Although no doubt the arts of Egypt and of Assyria exercised a considerable influence upon the Greeks, we fail to trace its manifestation in the monuments of the last-mentioned people to anything resembling the extent to which one might naturally assume it would have been likely to show itself. Upon the art of Persia, however, Nineveh unquestionably exercised a commanding influence.
The Assyrians and Persians seem to have made their pictures and sculptures, as incorporated in their architecture, in almost every case subservient to the record of the exploits of their sovereigns. It is the essentially human and naturalistic character of the Assyrian bas-reliefs, their quantity and power of expression, which rivet the attention of the student in contemplating their monuments. If the Egyptians desired to plant upon their monuments records of the greatness of their gods, the Assyrians seem to have aimed with no less energy to preserve for all times records of the greatness of their kings and people.

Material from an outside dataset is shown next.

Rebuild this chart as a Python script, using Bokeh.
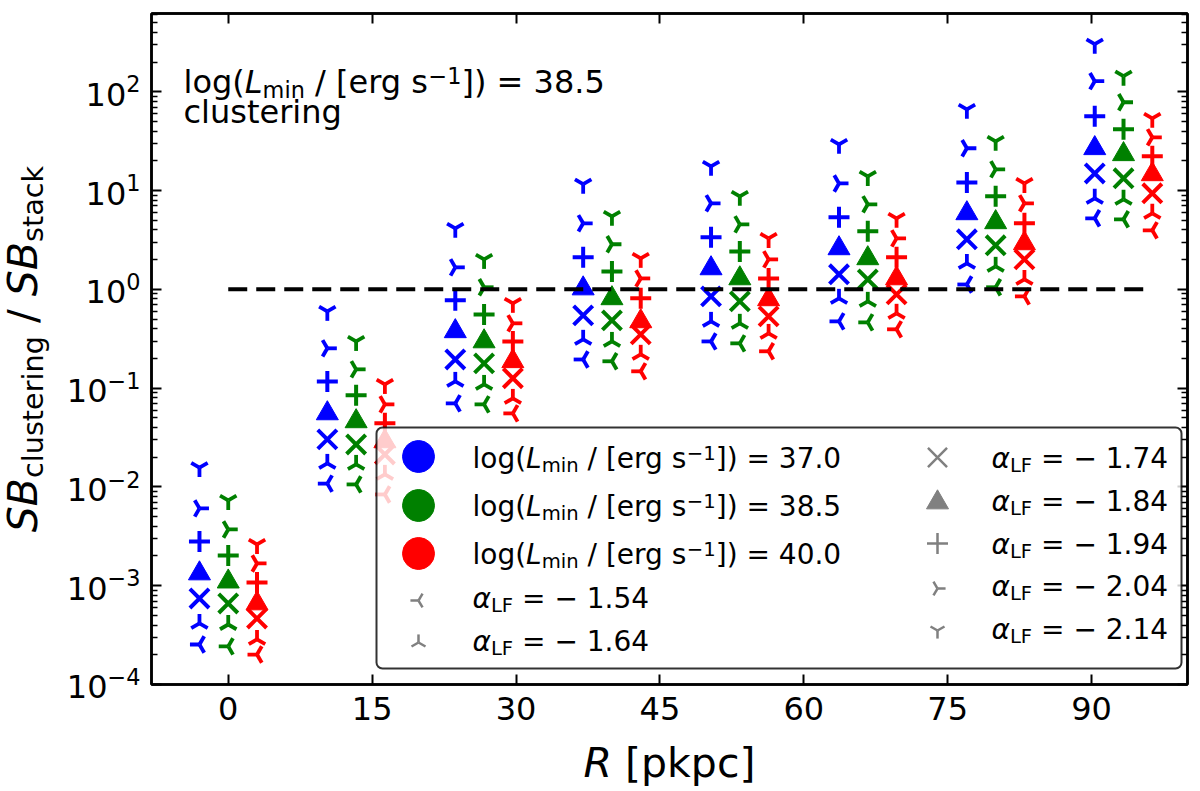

In the early monuments of the Hindoo races, that expression of labour which, however great it may have been, owing to the nature of the materials chiefly used, is rather concealed than revealed in the Egyptian and Assyrian monuments—being made subservient to the general effect of a majestic simplicity—was brought emphatically into the foreground. The despot who could imprint upon the monuments he caused to be executed the expression of his boundless command over the lives and labour of multitudes, would seem to have been considered as the potentate who made the worthiest offerings to his deities, and who in so doing left behind him the noblest record of his sovereign grandeur.